**Exercise input:**
⟨

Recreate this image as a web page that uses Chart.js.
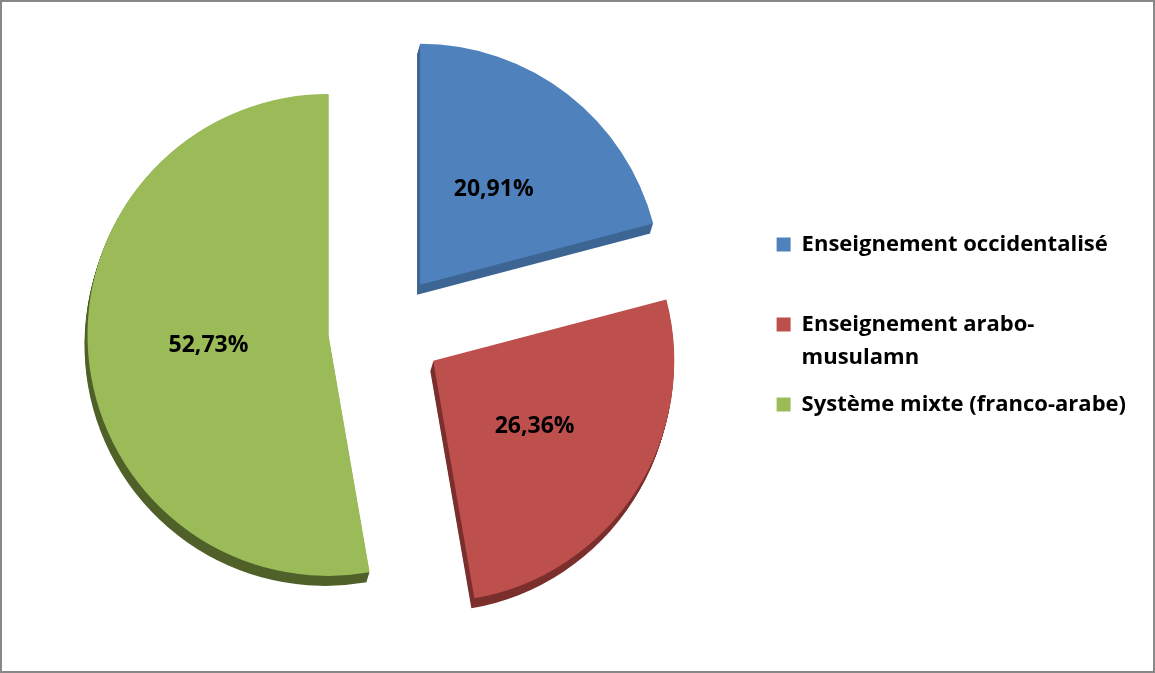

⟩
⟨

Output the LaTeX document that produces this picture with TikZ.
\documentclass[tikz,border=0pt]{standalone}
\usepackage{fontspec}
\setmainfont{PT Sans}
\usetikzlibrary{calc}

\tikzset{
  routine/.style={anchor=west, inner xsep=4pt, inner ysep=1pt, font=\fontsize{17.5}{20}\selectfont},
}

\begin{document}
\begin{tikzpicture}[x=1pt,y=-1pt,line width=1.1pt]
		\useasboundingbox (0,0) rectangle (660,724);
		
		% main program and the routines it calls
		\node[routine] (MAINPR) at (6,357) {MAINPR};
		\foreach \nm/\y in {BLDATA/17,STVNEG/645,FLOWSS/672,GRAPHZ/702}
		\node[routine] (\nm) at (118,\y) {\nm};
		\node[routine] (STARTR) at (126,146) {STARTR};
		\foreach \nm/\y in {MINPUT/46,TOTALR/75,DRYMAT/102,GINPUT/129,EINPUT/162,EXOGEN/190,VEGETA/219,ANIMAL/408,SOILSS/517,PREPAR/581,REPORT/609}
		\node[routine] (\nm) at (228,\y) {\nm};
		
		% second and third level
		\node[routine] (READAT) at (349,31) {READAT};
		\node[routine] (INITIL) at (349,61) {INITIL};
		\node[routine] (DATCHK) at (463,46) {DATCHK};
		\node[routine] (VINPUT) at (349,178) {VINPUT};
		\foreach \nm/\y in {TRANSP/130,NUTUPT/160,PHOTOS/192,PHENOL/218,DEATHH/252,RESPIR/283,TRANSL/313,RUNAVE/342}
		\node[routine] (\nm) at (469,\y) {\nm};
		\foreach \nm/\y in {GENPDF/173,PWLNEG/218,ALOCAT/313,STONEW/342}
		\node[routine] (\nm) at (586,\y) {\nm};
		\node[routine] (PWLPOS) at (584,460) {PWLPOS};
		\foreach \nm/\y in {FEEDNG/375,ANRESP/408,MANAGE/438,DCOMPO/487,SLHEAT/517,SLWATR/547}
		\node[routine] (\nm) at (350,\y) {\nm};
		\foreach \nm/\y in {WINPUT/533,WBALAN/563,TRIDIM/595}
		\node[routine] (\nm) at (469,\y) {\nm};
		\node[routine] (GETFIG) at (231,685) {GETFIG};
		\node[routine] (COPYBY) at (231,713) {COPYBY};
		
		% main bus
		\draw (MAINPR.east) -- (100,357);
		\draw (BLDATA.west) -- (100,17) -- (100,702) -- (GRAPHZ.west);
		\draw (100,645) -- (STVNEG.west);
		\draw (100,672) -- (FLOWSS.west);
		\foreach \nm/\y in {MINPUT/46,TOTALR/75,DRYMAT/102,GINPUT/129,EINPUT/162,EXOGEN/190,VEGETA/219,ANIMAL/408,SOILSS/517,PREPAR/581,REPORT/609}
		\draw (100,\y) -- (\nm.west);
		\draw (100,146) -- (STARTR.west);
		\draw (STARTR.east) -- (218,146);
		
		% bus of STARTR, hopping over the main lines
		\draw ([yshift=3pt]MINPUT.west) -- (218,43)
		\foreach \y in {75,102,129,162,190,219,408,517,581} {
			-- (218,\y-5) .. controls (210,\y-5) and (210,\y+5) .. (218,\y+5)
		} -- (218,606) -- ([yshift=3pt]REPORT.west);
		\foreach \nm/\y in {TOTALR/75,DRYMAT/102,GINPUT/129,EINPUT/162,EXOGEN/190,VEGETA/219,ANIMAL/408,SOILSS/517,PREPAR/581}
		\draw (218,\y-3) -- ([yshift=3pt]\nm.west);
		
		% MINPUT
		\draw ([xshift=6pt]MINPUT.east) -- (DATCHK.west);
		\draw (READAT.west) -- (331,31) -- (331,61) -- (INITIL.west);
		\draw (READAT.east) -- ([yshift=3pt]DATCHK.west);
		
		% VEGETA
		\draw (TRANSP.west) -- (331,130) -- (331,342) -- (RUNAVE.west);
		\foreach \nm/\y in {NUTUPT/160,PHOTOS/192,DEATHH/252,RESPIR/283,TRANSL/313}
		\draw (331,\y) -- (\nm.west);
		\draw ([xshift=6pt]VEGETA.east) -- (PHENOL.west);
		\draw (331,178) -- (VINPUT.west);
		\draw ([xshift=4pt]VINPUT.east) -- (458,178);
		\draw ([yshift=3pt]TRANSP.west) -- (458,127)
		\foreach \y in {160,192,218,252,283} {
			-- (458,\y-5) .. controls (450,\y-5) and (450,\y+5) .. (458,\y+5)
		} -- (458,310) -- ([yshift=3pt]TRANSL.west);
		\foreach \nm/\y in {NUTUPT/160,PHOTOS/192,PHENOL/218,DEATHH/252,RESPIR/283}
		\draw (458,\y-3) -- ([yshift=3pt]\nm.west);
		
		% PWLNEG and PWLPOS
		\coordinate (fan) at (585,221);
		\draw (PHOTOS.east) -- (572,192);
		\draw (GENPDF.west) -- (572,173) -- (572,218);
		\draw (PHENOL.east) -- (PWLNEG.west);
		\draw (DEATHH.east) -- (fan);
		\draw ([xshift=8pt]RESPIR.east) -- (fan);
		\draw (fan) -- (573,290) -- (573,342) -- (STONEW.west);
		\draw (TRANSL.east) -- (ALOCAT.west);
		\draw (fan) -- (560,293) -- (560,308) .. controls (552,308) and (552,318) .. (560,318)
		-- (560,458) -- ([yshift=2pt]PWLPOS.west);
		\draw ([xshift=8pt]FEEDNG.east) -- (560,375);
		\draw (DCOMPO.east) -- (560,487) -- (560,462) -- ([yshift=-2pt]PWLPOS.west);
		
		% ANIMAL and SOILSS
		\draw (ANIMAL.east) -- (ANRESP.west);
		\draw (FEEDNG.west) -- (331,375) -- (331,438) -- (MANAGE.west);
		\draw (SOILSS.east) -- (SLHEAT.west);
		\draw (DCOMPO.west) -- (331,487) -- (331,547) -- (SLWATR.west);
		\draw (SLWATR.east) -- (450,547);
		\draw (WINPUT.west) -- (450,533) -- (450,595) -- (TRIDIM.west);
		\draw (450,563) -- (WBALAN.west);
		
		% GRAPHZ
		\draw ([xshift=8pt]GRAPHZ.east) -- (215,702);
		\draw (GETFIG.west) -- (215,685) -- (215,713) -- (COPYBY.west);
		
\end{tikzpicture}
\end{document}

⟩

**Short exercise:** List all lines where "this" occurs.

**Reply:**
Recreate this image as a web page that uses Chart.js.
Output the LaTeX document that produces this picture with TikZ.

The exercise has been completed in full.